• Requirement:
Repeat the span of the entries below that starts at the line with "Reproduce this chart" and ends at the line with "from matplotlib.patches import Patch", nothing more. Skip the pictures.

• Records with drawing code:
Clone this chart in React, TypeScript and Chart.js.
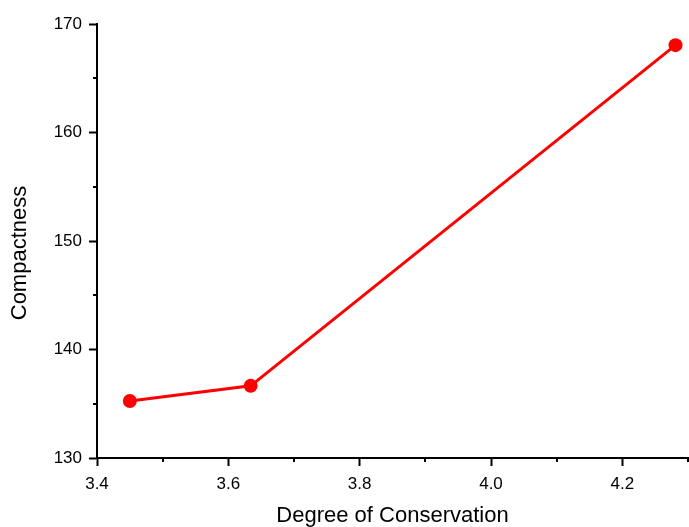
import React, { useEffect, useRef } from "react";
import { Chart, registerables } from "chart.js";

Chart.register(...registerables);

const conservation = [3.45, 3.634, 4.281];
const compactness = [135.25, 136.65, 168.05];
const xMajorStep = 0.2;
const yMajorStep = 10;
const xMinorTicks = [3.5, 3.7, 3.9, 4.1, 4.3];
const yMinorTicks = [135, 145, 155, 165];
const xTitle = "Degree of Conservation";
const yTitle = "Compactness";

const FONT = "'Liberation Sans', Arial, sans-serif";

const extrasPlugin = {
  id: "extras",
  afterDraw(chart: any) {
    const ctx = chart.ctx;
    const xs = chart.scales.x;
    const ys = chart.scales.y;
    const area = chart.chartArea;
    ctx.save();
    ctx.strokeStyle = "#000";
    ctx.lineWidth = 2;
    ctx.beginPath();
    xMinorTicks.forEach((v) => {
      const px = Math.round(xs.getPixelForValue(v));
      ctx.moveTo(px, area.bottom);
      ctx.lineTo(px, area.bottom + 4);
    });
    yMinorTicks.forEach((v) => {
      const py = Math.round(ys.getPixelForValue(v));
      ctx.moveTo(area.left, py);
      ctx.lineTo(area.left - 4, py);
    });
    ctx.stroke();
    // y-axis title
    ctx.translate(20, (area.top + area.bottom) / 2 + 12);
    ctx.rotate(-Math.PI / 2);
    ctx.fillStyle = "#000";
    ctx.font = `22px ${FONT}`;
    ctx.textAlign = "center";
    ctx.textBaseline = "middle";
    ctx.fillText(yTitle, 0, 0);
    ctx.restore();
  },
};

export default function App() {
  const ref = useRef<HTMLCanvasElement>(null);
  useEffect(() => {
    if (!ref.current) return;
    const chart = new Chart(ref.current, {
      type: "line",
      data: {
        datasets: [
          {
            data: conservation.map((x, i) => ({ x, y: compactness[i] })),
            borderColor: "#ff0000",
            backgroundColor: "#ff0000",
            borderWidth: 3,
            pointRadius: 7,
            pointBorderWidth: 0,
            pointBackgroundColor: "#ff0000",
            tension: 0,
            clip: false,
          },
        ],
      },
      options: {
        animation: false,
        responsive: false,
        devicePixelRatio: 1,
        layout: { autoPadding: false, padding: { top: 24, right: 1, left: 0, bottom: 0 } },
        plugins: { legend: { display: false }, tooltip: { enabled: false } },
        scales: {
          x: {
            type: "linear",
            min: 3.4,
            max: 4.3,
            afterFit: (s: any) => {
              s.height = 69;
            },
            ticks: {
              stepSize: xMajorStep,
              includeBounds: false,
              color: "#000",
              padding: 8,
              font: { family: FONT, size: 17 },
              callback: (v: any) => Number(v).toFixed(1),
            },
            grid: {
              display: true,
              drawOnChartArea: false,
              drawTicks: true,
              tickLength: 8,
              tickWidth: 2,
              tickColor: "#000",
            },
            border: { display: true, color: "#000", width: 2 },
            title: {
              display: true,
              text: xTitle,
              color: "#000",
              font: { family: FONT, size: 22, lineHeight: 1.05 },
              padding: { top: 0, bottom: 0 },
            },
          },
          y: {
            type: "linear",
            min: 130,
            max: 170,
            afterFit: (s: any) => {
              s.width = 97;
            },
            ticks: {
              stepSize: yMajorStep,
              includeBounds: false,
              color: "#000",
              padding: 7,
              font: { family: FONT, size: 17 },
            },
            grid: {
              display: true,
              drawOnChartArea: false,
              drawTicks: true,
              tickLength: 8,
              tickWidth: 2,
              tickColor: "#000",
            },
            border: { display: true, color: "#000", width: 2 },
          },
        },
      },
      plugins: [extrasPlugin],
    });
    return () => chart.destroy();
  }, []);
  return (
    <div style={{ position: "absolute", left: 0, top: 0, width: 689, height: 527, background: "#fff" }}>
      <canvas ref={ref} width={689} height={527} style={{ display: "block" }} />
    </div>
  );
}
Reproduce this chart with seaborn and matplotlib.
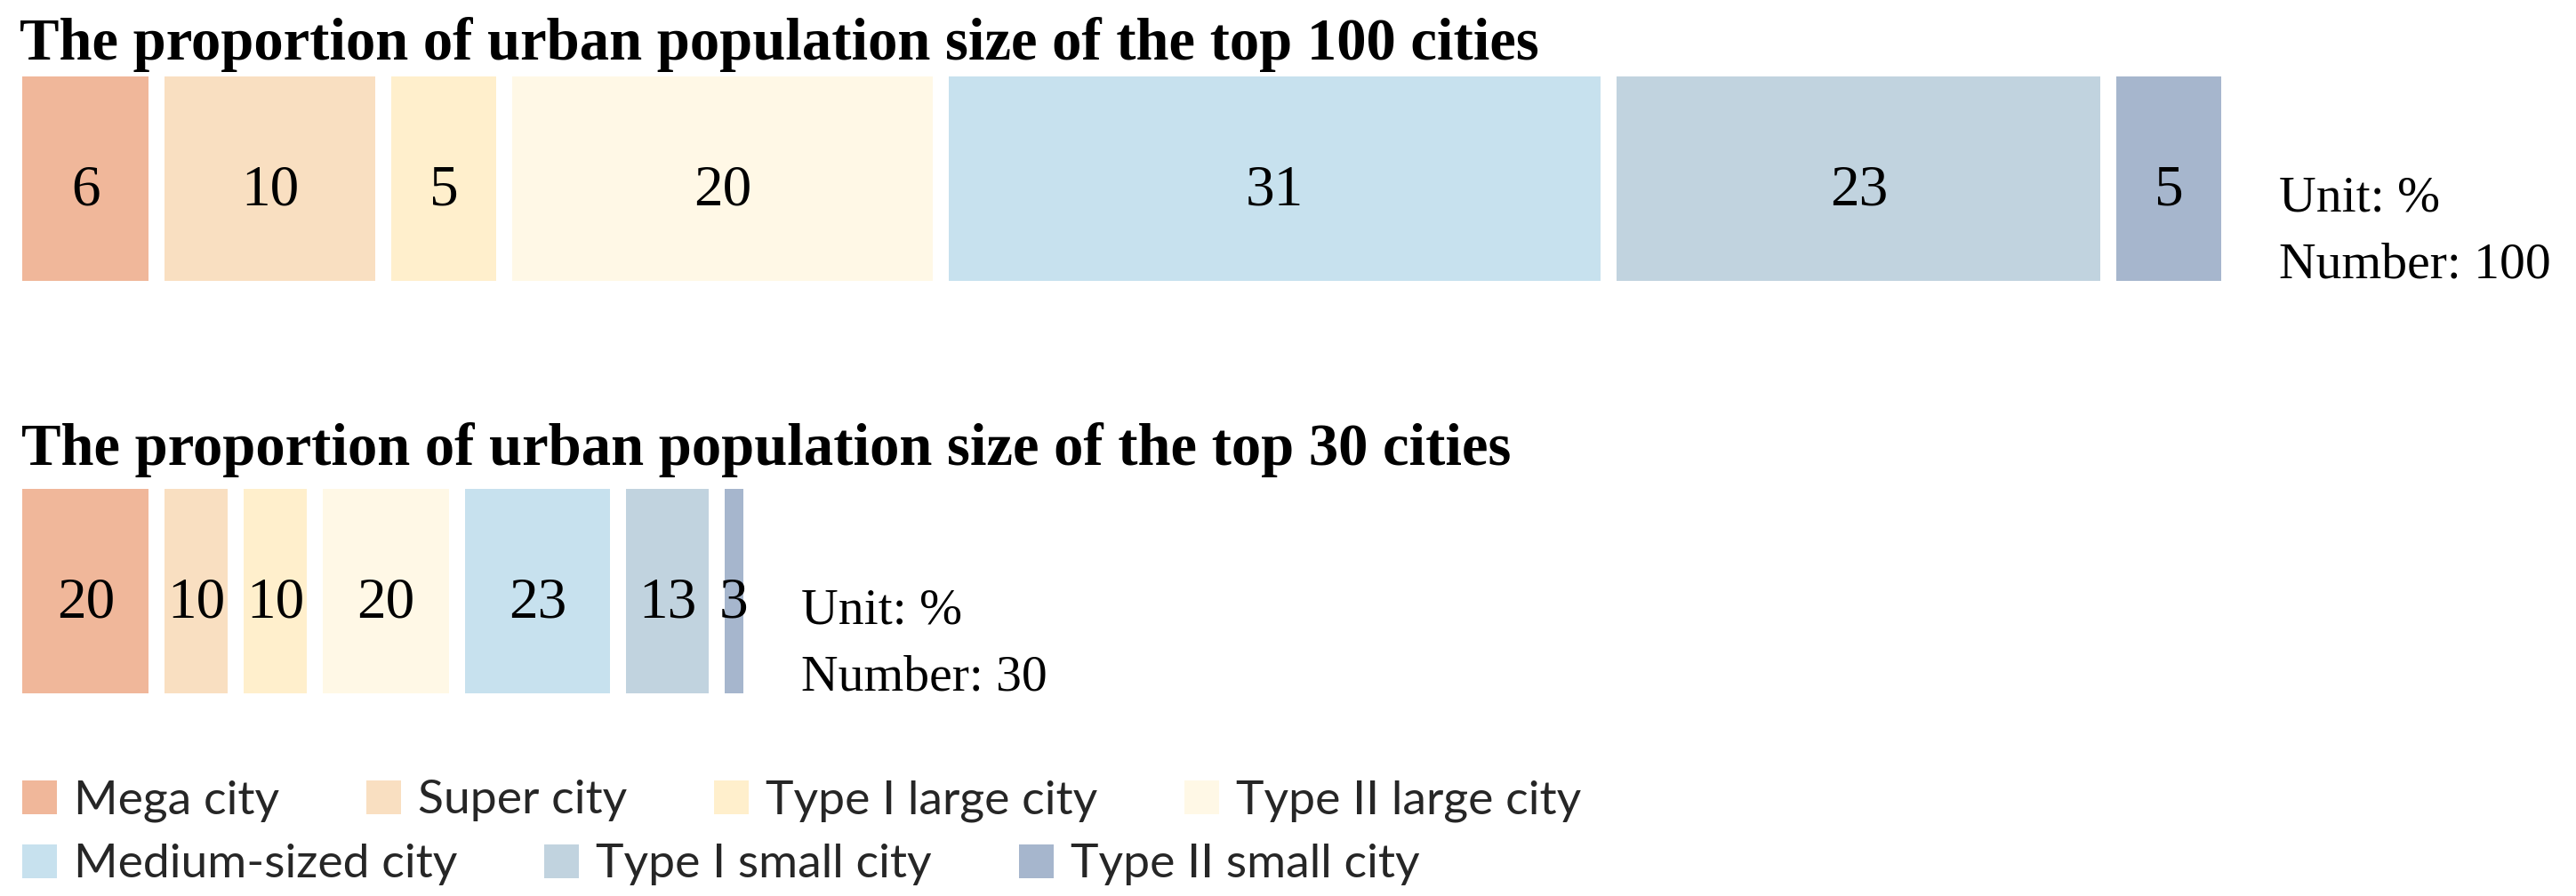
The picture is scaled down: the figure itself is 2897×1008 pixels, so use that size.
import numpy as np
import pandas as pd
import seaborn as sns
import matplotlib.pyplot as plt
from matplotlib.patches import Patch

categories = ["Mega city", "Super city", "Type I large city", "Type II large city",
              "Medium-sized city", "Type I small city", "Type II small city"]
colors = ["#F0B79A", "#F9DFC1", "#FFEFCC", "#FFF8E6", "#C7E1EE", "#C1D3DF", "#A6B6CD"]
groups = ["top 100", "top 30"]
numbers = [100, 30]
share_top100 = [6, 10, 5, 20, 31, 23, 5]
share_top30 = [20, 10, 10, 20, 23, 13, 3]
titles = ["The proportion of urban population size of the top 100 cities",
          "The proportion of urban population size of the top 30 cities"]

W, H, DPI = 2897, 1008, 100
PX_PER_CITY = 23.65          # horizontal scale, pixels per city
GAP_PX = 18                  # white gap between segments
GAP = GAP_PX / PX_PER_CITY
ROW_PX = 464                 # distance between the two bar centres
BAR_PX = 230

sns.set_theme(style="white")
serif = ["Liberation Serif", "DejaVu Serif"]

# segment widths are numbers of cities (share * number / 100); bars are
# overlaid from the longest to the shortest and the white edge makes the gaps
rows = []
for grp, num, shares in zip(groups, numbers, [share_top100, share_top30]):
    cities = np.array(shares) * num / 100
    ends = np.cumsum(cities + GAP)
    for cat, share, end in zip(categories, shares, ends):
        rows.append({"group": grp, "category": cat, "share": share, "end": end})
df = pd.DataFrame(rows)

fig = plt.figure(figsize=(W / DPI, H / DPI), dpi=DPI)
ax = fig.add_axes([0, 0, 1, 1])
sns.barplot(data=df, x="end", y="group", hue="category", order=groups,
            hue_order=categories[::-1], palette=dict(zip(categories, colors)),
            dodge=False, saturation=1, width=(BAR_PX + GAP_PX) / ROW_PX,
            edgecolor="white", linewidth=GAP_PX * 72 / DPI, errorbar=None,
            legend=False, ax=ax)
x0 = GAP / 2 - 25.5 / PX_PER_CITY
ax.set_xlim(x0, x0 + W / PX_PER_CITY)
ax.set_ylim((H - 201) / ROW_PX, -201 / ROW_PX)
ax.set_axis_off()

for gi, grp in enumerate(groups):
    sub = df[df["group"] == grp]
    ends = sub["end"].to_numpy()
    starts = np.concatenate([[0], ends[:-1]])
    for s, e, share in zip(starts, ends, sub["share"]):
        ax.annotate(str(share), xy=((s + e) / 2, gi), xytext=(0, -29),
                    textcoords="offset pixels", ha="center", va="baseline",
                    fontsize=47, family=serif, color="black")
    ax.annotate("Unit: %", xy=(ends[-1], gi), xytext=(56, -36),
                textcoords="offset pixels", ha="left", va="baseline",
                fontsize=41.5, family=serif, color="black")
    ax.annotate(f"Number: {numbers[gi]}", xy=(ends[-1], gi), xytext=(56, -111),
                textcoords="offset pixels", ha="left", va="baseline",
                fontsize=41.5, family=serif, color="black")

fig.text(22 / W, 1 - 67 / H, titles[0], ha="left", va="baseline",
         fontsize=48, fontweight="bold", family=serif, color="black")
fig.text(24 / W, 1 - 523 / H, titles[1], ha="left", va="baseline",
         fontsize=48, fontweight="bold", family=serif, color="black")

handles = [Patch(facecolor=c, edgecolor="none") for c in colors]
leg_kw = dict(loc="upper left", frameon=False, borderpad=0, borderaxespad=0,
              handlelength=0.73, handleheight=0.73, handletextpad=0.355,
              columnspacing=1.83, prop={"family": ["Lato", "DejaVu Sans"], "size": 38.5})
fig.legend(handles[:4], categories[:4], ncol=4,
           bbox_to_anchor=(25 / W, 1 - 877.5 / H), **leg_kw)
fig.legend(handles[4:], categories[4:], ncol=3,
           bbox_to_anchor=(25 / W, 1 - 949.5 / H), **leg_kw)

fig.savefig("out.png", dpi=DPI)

• Exercise result:
Reproduce this chart with seaborn and matplotlib.
The picture is scaled down: the figure itself is 2897×1008 pixels, so use that size.
import numpy as np
import pandas as pd
import seaborn as sns
import matplotlib.pyplot as plt
from matplotlib.patches import Patch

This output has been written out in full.